Russian cyber-criminal was sentenced to 27 years in prison for hacking and credit card fraud scheme, officials announced Friday.
He stole and sold millions of credit card numbers, defrauding victims of more than $169 million.
Roman Valeryevich Seleznev, aka Track2, was convicted in August 2016, of 38 counts related to his scheme to hack into point-of-sale computers to steal credit card numbers and sell them on dark market websites. U.S. District Judge Richard A. Jones of the Western District of Washington imposed the sentence.
“Mr. Seleznev’s criminal enterprise was both sophisticated and expansive, with transnational implications. This investigation exemplifies the ability of the U.S. Secret Service and our law enforcement partners to hold accountable those who perpetrate such crimes,” said Special Agent in Charge Robert L. Kierstead of the U.S. Secret Service. “The ultimate success of this case is the result of an extraordinary collaborative effort by the Secret Service, the U.S. Attorney’s Office of the Western District of Washington, the Criminal Division’s Computer Crime and Intellectual Property Section and the Seattle Police Department.”
According to evidence presented at trial, between October 2009 and October 2013, Seleznev hacked into retail point-of-sale systems and installed malicious software (malware) that allowed him to steal millions of credit card numbers from more than 500 U.S. businesses and send the data to servers that he controlled in Russia, the Ukraine and McLean, Virginia.
Seleznev then bundled the credit card information into groups called “bases” and sold the information on various criminal “carding” websites to buyers who used them for fraudulent purchases, according to evidence introduced during the trial of this case.
Many of the businesses targeted by Seleznev were small businesses, and included restaurants and pizza parlors in Western Washington, including Broadway Grill in Seattle, which was forced into bankruptcy following the cyber assault.
Testimony at trial revealed that Seleznev’s scheme caused approximately 3,700 financial institutions more than $169 million in losses.
Seleznev was taken into custody in July 2014 in the Maldives, and the laptop in his custody at that time contained more than 1.7 million stolen credit card numbers, including some from businesses in Western Washington.
The laptop also contained additional evidence linking Seleznev to the servers, email accounts and financial transactions involved in the scheme.

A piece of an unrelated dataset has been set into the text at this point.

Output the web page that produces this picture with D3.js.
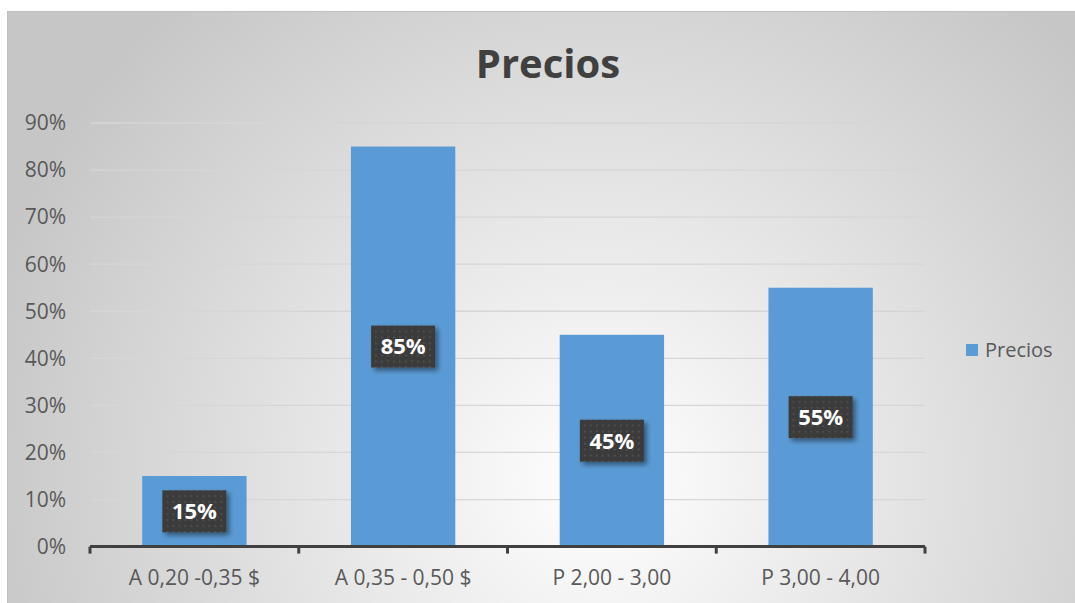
<!DOCTYPE html>
<html>
  <head>
    <meta charset="UTF-8">
    <title>Precios</title>
    <script src="https://cdnjs.cloudflare.com/ajax/libs/d3/7.8.5/d3.min.js"></script>
  </head>
  <style type="text/css">
    body { margin: 0px; background: #fff; overflow: hidden; }
    svg { display: block; }
    text { font-family: "Open Sans", "Noto Sans", sans-serif; }
    .tick-label { fill: #595959; font-size: 21px; }
    .grid line { stroke: #d6d6d6; stroke-width: 1.3px; }
  </style>
  <body>
    <div id="chart"></div>
    <script>
      const categories = ["A 0,20 -0,35 $", "A 0,35 - 0,50 $", "P 2,00 - 3,00", "P 3,00 - 4,00"];
      const values = [0.15, 0.85, 0.45, 0.55];
      const yTicks = [0, 0.1, 0.2, 0.3, 0.4, 0.5, 0.6, 0.7, 0.8, 0.9];
      const seriesName = "Precios";

      const width = 1075, height = 603;
      const margin = {top: 123, right: 150, bottom: 56, left: 90};

      const svg = d3.select("#chart").append("svg")
        .attr("width", width)
        .attr("height", height);

      const defs = svg.append("defs");
      const bg = defs.append("radialGradient")
        .attr("id", "bg")
        .attr("gradientUnits", "userSpaceOnUse")
        .attr("cx", 600).attr("cy", 480).attr("r", 640);
      bg.append("stop").attr("offset", "0%").attr("stop-color", "#ffffff");
      bg.append("stop").attr("offset", "100%").attr("stop-color", "#c6c6c6");

      const pat = defs.append("pattern")
        .attr("id", "dots")
        .attr("patternUnits", "userSpaceOnUse")
        .attr("width", 6).attr("height", 6);
      pat.append("rect").attr("width", 6).attr("height", 6).attr("fill", "#3b3b3b");
      pat.append("rect").attr("x", 2).attr("y", 2).attr("width", 1.5).attr("height", 1.5).attr("fill", "#585858");

      const shadow = defs.append("filter").attr("id", "shadow")
        .attr("x", "-20%").attr("y", "-20%").attr("width", "150%").attr("height", "160%");
      shadow.append("feDropShadow")
        .attr("dx", 3).attr("dy", 3).attr("stdDeviation", 2.5)
        .attr("flood-color", "#000").attr("flood-opacity", 0.45);

      // chart background
      svg.append("rect")
        .attr("x", 7).attr("y", 11)
        .attr("width", width - 7).attr("height", height - 11)
        .attr("fill", "url(#bg)");
      svg.append("line")
        .attr("x1", 7).attr("x2", width).attr("y1", 11.5).attr("y2", 11.5)
        .attr("stroke", "#bfbfbf");
      svg.append("line")
        .attr("x1", 7.5).attr("x2", 7.5).attr("y1", 11).attr("y2", height)
        .attr("stroke", "#bfbfbf");

      const innerWidth = width - margin.left - margin.right;
      const innerHeight = height - margin.top - margin.bottom;
      const g = svg.append("g").attr("transform", `translate(${margin.left},${margin.top})`);

      const x = d3.scaleBand().domain(categories).range([0, innerWidth]).paddingInner(0.5).paddingOuter(0.25);
      const xb = d3.scaleBand().domain(categories).range([0, innerWidth]);
      const y = d3.scaleLinear().domain([0, 0.9]).range([innerHeight - 0.4, 0]);

      // gridlines
      g.append("g").attr("class", "grid")
        .selectAll("line").data(yTicks.slice(1)).join("line")
        .attr("x1", 0).attr("x2", innerWidth)
        .attr("y1", d => y(d)).attr("y2", d => y(d));

      // y labels
      g.append("g").selectAll("text").data(yTicks).join("text")
        .attr("class", "tick-label")
        .attr("x", -24).attr("y", d => y(d)).attr("dy", "0.35em")
        .attr("text-anchor", "end")
        .text(d => d3.format(".0%")(d));

      // bars
      g.selectAll(".bar").data(values).join("rect")
        .attr("class", "bar")
        .attr("x", (d, i) => x(categories[i]))
        .attr("width", x.bandwidth())
        .attr("y", d => y(d))
        .attr("height", d => y(0) - y(d))
        .attr("fill", "#5b9bd5");

      // x axis
      const axis = g.append("g").attr("transform", `translate(0,${y(0)})`);
      axis.append("line").attr("x1", 0).attr("x2", innerWidth).attr("y1", 0).attr("y2", 0)
        .attr("stroke", "#404040").attr("stroke-width", 3);
      axis.selectAll(".tk").data(categories.map(c => xb(c)).concat([innerWidth])).join("line")
        .attr("x1", d => d).attr("x2", d => d).attr("y1", 0).attr("y2", 7)
        .attr("stroke", "#404040").attr("stroke-width", 3);
      axis.selectAll(".cl").data(categories).join("text")
        .attr("class", "tick-label")
        .attr("x", d => xb(d) + xb.bandwidth() / 2)
        .attr("y", 38)
        .attr("text-anchor", "middle")
        .text(d => d);

      // data labels
      const lbl = g.selectAll(".lbl").data(values).join("g")
        .attr("transform", (d, i) => `translate(${x(categories[i]) + x.bandwidth() / 2},${(y(d) + y(0)) / 2})`);
      lbl.append("rect")
        .attr("x", -32).attr("y", -21).attr("width", 64).attr("height", 42)
        .attr("fill", "url(#dots)")
        .attr("filter", "url(#shadow)");
      lbl.append("text")
        .attr("text-anchor", "middle").attr("dy", "0.36em")
        .attr("fill", "#fff").attr("font-weight", "bold").attr("font-size", "22px")
        .text(d => d3.format(".0%")(d));

      // title
      svg.append("text")
        .attr("x", 548).attr("y", 78)
        .attr("text-anchor", "middle")
        .attr("font-size", "40px").attr("font-weight", "bold").attr("fill", "#404040")
        .text(seriesName);

      // legend
      const leg = svg.append("g").attr("transform", "translate(966,344)");
      leg.append("rect").attr("width", 12).attr("height", 12).attr("fill", "#5b9bd5");
      leg.append("text").attr("x", 19).attr("y", 6).attr("dy", "0.36em")
        .attr("class", "tick-label").style("font-size", "20px")
        .text(seriesName);
    </script>
  </body>
</html>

Evidence presented at trial showed that Seleznev earned tens of millions of dollars from his criminal activity.
Seleznev was convicted on Aug. 25, 2016, of 10 counts of wire fraud, eight counts of intentional damage to a protected computer, nine counts of obtaining information from a protected computer, nine counts of possession of 15 or more unauthorized access devices and two counts of aggravated identity theft.
“Crime has no borders,” said Seattle Police Chief Kathleen O’Toole. “This individual is responsible for defrauding victims out of millions of dollars in Seattle alone, and we are proud to work with our federal partners to bring him to justice.”

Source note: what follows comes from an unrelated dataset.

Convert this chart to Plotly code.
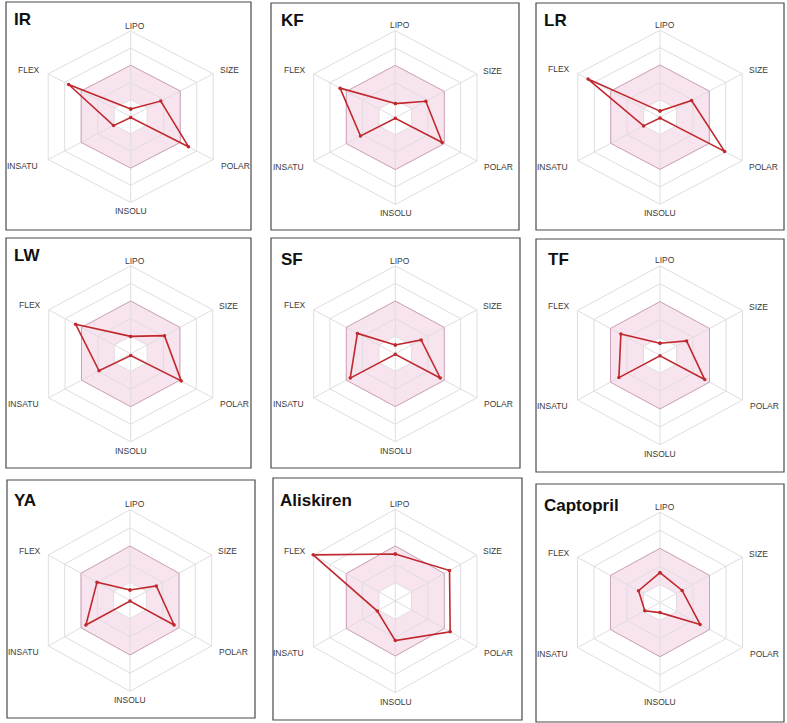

Seleznev is also charged in a separate indictment in the District of Nevada with participating in a racketeer influenced corrupt organization (RICO) and conspiracy to engage in a racketeer influenced corrupt organization, as well as two counts of possession of 15 or more counterfeit and unauthorized access devices.
Additionally, Seleznev is charged in the Northern District of Georgia with conspiracy to commit bank fraud, one count of bank fraud and four counts of wire fraud.
He is presumed innocent in these crimes unless proven guilty.